Segmentation

In the past, companies such as Sears or Coca-Cola, when asked who their customer is, would answer “Everybody.” But a marketer can rarely satisfy everyone in a market. Not everyone will like the same camera, car, cafeteria, or concert. Therefore, marketers must start by dividing up the market.

Companies that moved away from mass market thinking started by identifying large market segments. Procter & Gamble, in selling its Duncan Hines cake mix, would define the target market as “married women between the ages of 35 and 50 with families.”

Later companies moved from large segments to narrower niches. Estée Lauder might design a product for “black American professional women between the ages of 25 and 35.” Finally, some companies have moved to the ultimate segmentation scheme, segments of one, namely individual customers.

Today more companies are guilty of undersegmentation than oversegmentation. They imagine more high-potential prospects for their offerings than really exist. The antidote is to divide the market into several levels of potential. The first level consists of those customers who would be the most responsive to the offering.


This group should be profiled in terms of their demographic and psychographic characteristics. Then a secondary group and a tertiary group should be defined. The company should then focus its initial selling on its primary prospects; if they don’t respond, the company either has mis-segmented or its offering is of little interest.

Segments can be identified in three ways. The traditional approach is to divide the market into demographic groups, such as “women between the ages of 35 and 50.” This has the advantage of ease of reaching this group.

Its disadvantage is that there is no reason to believe that women in this group have similar needs or readiness to buy. Demographic segmentation is more about identifying a population sector than a population segment.

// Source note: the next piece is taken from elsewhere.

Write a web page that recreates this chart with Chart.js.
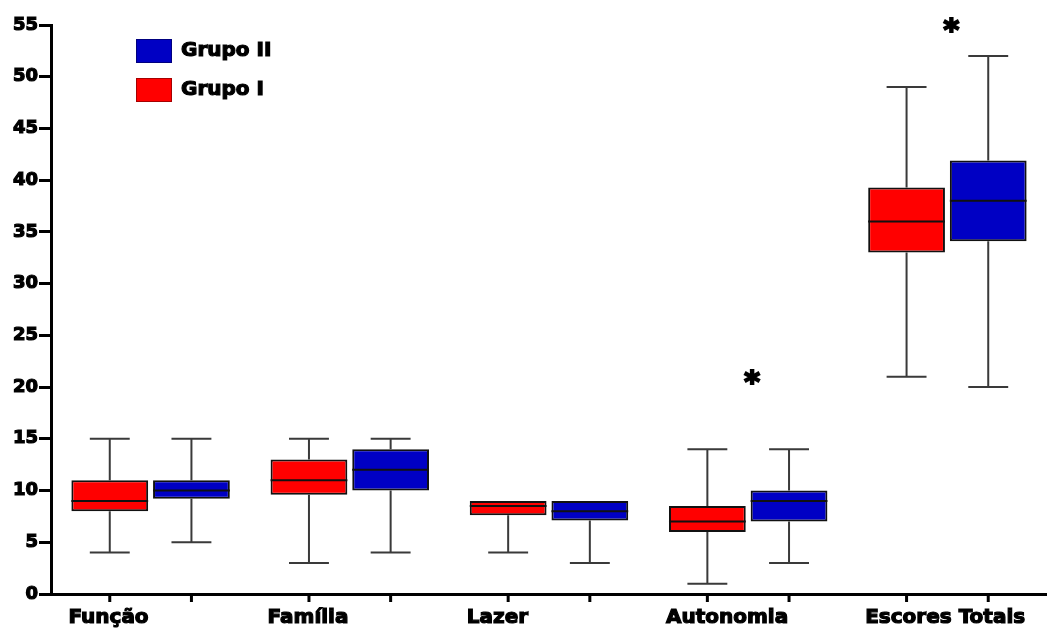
<!DOCTYPE html>
<html>
<head>
<meta charset="utf-8">
<script src="https://cdn.jsdelivr.net/npm/chart.js@4/dist/chart.umd.min.js"></script>
<style>
html, body { margin: 0; padding: 0; background: #fff; }
</style>
</head>
<body>
<canvas id="chart" width="1047" height="628"></canvas>
<script>
// categories on the x axis
var categories = ['Função', 'Família', 'Lazer', 'Autonomia', 'Escores Totais'];

// Grupo I (red) five-number summaries
var grupo1Min    = [4, 3, 4, 1, 21];
var grupo1Q1     = [8, 9.6, 7.6, 6, 33];
var grupo1Median = [9, 11, 8.5, 7, 36];
var grupo1Q3     = [11, 13, 9, 8.5, 39.3];
var grupo1Max    = [15, 15, 9, 14, 49];

// Grupo II (blue)
var grupo2Min    = [5, 4, 3, 3, 20];
var grupo2Q1     = [9.2, 10, 7.1, 7, 34.1];
var grupo2Median = [10, 12, 8, 9, 38];
var grupo2Q3     = [11, 14, 9, 10, 41.9];
var grupo2Max    = [15, 15, 9, 14, 52];

// significance marks (value on the y axis where the asterisk sits)
var starValues = [null, null, null, 21, 55];

var yTicks = { min: 0, max: 55, step: 5 };

var FONT = 'DejaVu Sans';

function boxes(q1, q3) {
    return q1.map(function(v, i) { return [v, q3[i]]; });
}

var datasets = [{
    label: 'Grupo I',
    data: boxes(grupo1Q1, grupo1Q3),
    backgroundColor: '#ff0000',
    stats: { min: grupo1Min, median: grupo1Median, max: grupo1Max }
}, {
    label: 'Grupo II',
    data: boxes(grupo2Q1, grupo2Q3),
    backgroundColor: '#0000c4',
    stats: { min: grupo2Min, median: grupo2Median, max: grupo2Max }
}];
datasets.forEach(function(ds) {
    ds.borderColor = '#111';
    ds.borderWidth = 2;
    ds.borderSkipped = false;
    ds.categoryPercentage = 0.82;
    ds.barPercentage = 0.94;
});

// heavy text: fill plus a thin stroke of the same colour
function heavyText(ctx, s, x, y) {
    ctx.fillText(s, x, y);
    ctx.strokeText(s, x, y);
}

// whiskers, medians, axis ticks, asterisks, legend and category labels
var boxPlot = {
    id: 'boxPlot',
    beforeDatasetsDraw: function(chart) {
        var ctx = chart.ctx, y = chart.scales.y;
        ctx.save();
        ctx.strokeStyle = '#3a3a3a';
        ctx.lineWidth = 2;
        chart.data.datasets.forEach(function(ds, di) {
            chart.getDatasetMeta(di).data.forEach(function(bar, i) {
                var cap = bar.width * 0.26;
                var q = ds.data[i];
                ctx.beginPath();
                if (ds.stats.max[i] > q[1]) {
                    var top = y.getPixelForValue(ds.stats.max[i]);
                    ctx.moveTo(bar.x, top); ctx.lineTo(bar.x, y.getPixelForValue(q[1]));
                    ctx.moveTo(bar.x - cap, top); ctx.lineTo(bar.x + cap, top);
                }
                if (ds.stats.min[i] < q[0]) {
                    var bot = y.getPixelForValue(ds.stats.min[i]);
                    ctx.moveTo(bar.x, bot); ctx.lineTo(bar.x, y.getPixelForValue(q[0]));
                    ctx.moveTo(bar.x - cap, bot); ctx.lineTo(bar.x + cap, bot);
                }
                ctx.stroke();
            });
        });
        ctx.restore();
    },
    afterDatasetsDraw: function(chart) {
        var ctx = chart.ctx, y = chart.scales.y, x = chart.scales.x;
        var area = chart.chartArea;
        ctx.save();
        // medians
        ctx.strokeStyle = '#111';
        ctx.lineWidth = 2;
        chart.data.datasets.forEach(function(ds, di) {
            chart.getDatasetMeta(di).data.forEach(function(bar, i) {
                var m = y.getPixelForValue(ds.stats.median[i]);
                ctx.beginPath();
                ctx.moveTo(bar.x - bar.width / 2, m);
                ctx.lineTo(bar.x + bar.width / 2, m);
                ctx.stroke();
            });
        });
        // tick marks under each box
        ctx.strokeStyle = '#000';
        ctx.lineWidth = 3;
        chart.data.datasets.forEach(function(ds, di) {
            chart.getDatasetMeta(di).data.forEach(function(bar) {
                ctx.beginPath();
                ctx.moveTo(bar.x, area.bottom);
                ctx.lineTo(bar.x, area.bottom + 8);
                ctx.stroke();
            });
        });
        // asterisks
        ctx.fillStyle = '#000';
        ctx.strokeStyle = '#000';
        ctx.lineWidth = 2;
        ctx.font = 'bold 30px ' + FONT;
        ctx.textAlign = 'center';
        ctx.textBaseline = 'middle';
        starValues.forEach(function(v, i) {
            if (v === null) return;
            heavyText(ctx, '*', x.getPixelForValue(i) + 4, y.getPixelForValue(v) + 7);
        });
        ctx.restore();
    },
    afterDraw: function(chart) {
        var ctx = chart.ctx, area = chart.chartArea;
        ctx.save();
        ctx.fillStyle = '#000';
        ctx.strokeStyle = '#000';
        ctx.lineWidth = 1.2;
        // category labels, starting at the left edge of the first box
        ctx.font = 'bold 20px ' + FONT;
        ctx.textAlign = 'left';
        ctx.textBaseline = 'alphabetic';
        var first = chart.getDatasetMeta(0).data;
        categories.forEach(function(c, i) {
            var left = first[i].x - first[i].width / 2 - 3;
            var w = ctx.measureText(c).width;
            left = Math.min(left, chart.width - 8 - w);
            heavyText(ctx, c, left, area.bottom + 29);
        });
        // legend, Grupo II listed first
        ctx.textBaseline = 'middle';
        var items = chart.data.datasets.slice().reverse();
        items.forEach(function(ds, k) {
            var top = 39 + k * 39;
            ctx.fillStyle = ds.backgroundColor;
            ctx.fillRect(136, top, 36, 24);
            ctx.save();
            ctx.strokeStyle = 'rgba(0,0,0,0.35)';
            ctx.lineWidth = 1;
            ctx.strokeRect(136.5, top + 0.5, 35, 23);
            ctx.restore();
            ctx.fillStyle = '#000';
            heavyText(ctx, ds.label, 181, top + 12);
        });
        ctx.restore();
    }
};

new Chart(document.getElementById('chart').getContext('2d'), {
    type: 'bar',
    data: { labels: categories, datasets: datasets },
    options: {
        responsive: false,
        animation: false,
        layout: { padding: { top: 25, right: 0, left: 0, bottom: 0 } },
        plugins: { legend: { display: false }, tooltip: { enabled: false } },
        scales: {
            x: {
                grid: { display: false },
                border: { display: true, color: '#000', width: 3 },
                ticks: { display: false },
                afterFit: function(scale) { scale.height = 34; }
            },
            y: {
                min: yTicks.min,
                max: yTicks.max,
                grid: { drawOnChartArea: false, drawTicks: true, tickLength: 12, tickWidth: 3, tickColor: '#000', lineWidth: 3, color: '#000' },
                border: { display: true, color: '#000', width: 3 },
                ticks: {
                    stepSize: yTicks.step,
                    padding: 1,
                    color: '#000',
                    textStrokeColor: '#000',
                    textStrokeWidth: 1.2,
                    font: { family: FONT, weight: 'bold', size: 18 }
                },
                afterFit: function(scale) { scale.width = 51; }
            }
        }
    },
    plugins: [boxPlot]
});
</script>
</body>
</html>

The second approach is to segment the market into need groups, such as “women who want to save time in shopping for food.” This is a clear need that can be met by a number of solutions, such as a supermarket taking telephone orders or Web orders that would be delivered to the home. The hope would be to identify demographic or psychographic characteristics of such women, such as being more highly educated or having a higher income.

The third approach is to segment the market by behavior groups, such as “women who order their food from Peapod and other home delivery groups.” This group is defined by their actual behavior, not just needs, and the analyst can then search for common characteristics that they may have.

Once you identify a distinct segment, the question is whether it should be managed within the existing organization or deserves to be set up as a separate business. In the latter case, Nirmalya Kumar calls it a strategic segment.

For example, food companies such as Kraft and Unilever focus primarily on their retail sales and only secondarily on food service systems. But food service requires different quantities, packages, and selling systems. It is a strategic segment and should be run independently of the food retailing group and manage its own strategy and requirements.